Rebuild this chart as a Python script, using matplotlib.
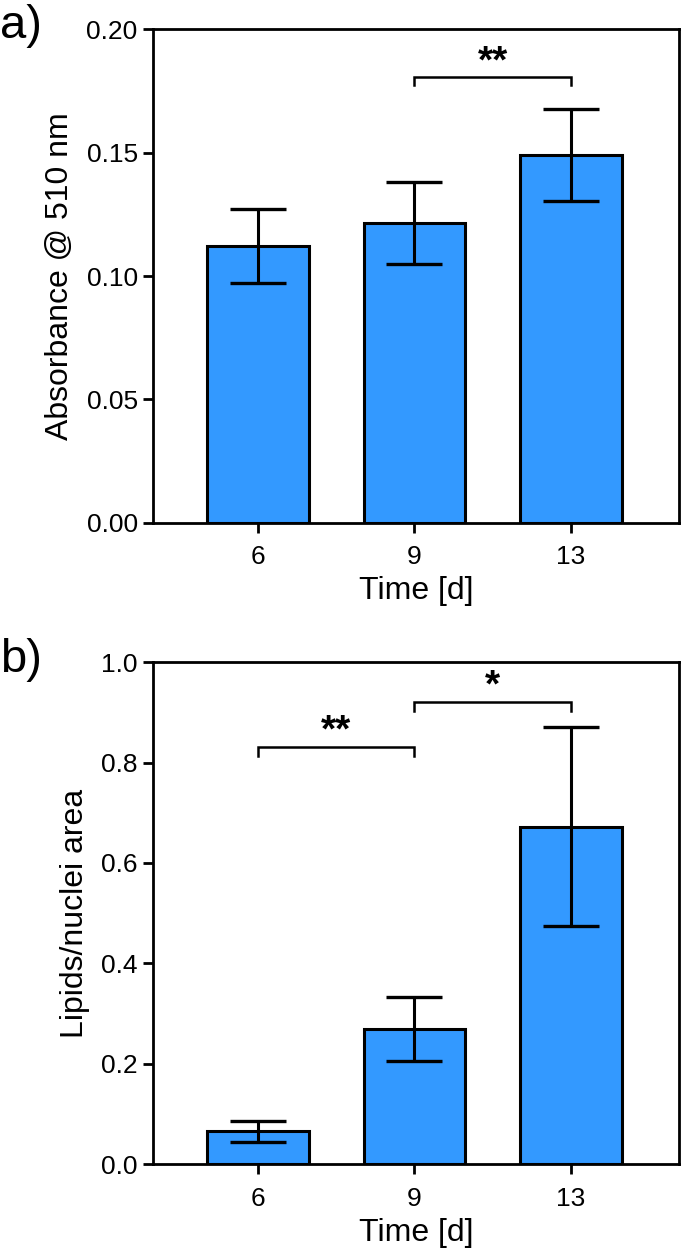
import matplotlib
matplotlib.use('Agg')
import matplotlib.pyplot as plt
import numpy as np

plt.rcParams['font.family'] = ['Liberation Sans', 'DejaVu Sans']

# data
days = ['6', '9', '13']
absorb = [0.112, 0.1215, 0.149]
absorb_err = [0.015, 0.0165, 0.0185]
lipids = [0.066, 0.270, 0.672]
lipids_err = [0.021, 0.064, 0.198]

bar_col = '#3399ff'
x = np.arange(len(days))

fig = plt.figure(figsize=(6.83, 12.52), dpi=100)
ax1 = fig.add_axes([0.224, 0.5823, 0.770, 0.3945])
ax2 = fig.add_axes([0.224, 0.0700, 0.770, 0.4012])


def draw(ax, vals, errs, ylim, yticks, fmt, ylabel):
    ax.bar(x, vals, width=0.65, color=bar_col, edgecolor='black', linewidth=2.2, zorder=2)
    ax.errorbar(x, vals, yerr=errs, fmt='none', ecolor='black', elinewidth=2.2,
                capsize=20, capthick=2.4, zorder=3)
    ax.set_xlim(-0.67, 2.69)
    ax.set_ylim(*ylim)
    ax.set_yticks(yticks)
    ax.set_yticklabels([fmt % t for t in yticks])
    ax.set_xticks(x)
    ax.set_xticklabels(days)
    for s in ax.spines.values():
        s.set_linewidth(2.0)
    ax.tick_params(width=2.0, length=7, labelsize=19, pad=4)
    ax.tick_params(axis='x', pad=9)
    ax.set_xlabel('Time [d]', fontsize=23, labelpad=5)
    ax.set_ylabel(ylabel, fontsize=23, labelpad=8)


def bracket(ax, x0, x1, y, drop, label, ty):
    ax.plot([x0, x0, x1, x1], [y - drop, y, y, y - drop], color='black', lw=1.8,
            solid_joinstyle='miter', zorder=4)
    ax.text((x0 + x1) / 2, ty, label, ha='center', va='center', fontsize=28,
            fontweight='bold')


draw(ax1, absorb, absorb_err, (0, 0.20), [0, 0.05, 0.10, 0.15, 0.20], '%.2f',
     'Absorbance @ 510 nm')
bracket(ax1, 1, 2, 0.1805, 0.003, '**', 0.1865)

draw(ax2, lipids, lipids_err, (0, 1.0), [0, 0.2, 0.4, 0.6, 0.8, 1.0], '%.1f',
     'Lipids/nuclei area')
bracket(ax2, 0, 1, 0.830, 0.017, '**', 0.862)
bracket(ax2, 1, 2, 0.920, 0.017, '*', 0.952)

fig.text(0.0, 0.979, 'a)', fontsize=34, va='center', ha='left')
fig.text(0.0, 0.473, 'b)', fontsize=34, va='center', ha='left')

fig.savefig('out.png', dpi=100)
-------------------------
EXERCISE AIM
The lines to collect are those holding the string "matplotlib"; copy them all.

RESULT
Rebuild this chart as a Python script, using matplotlib.
import matplotlib
matplotlib.use('Agg')
import matplotlib.pyplot as plt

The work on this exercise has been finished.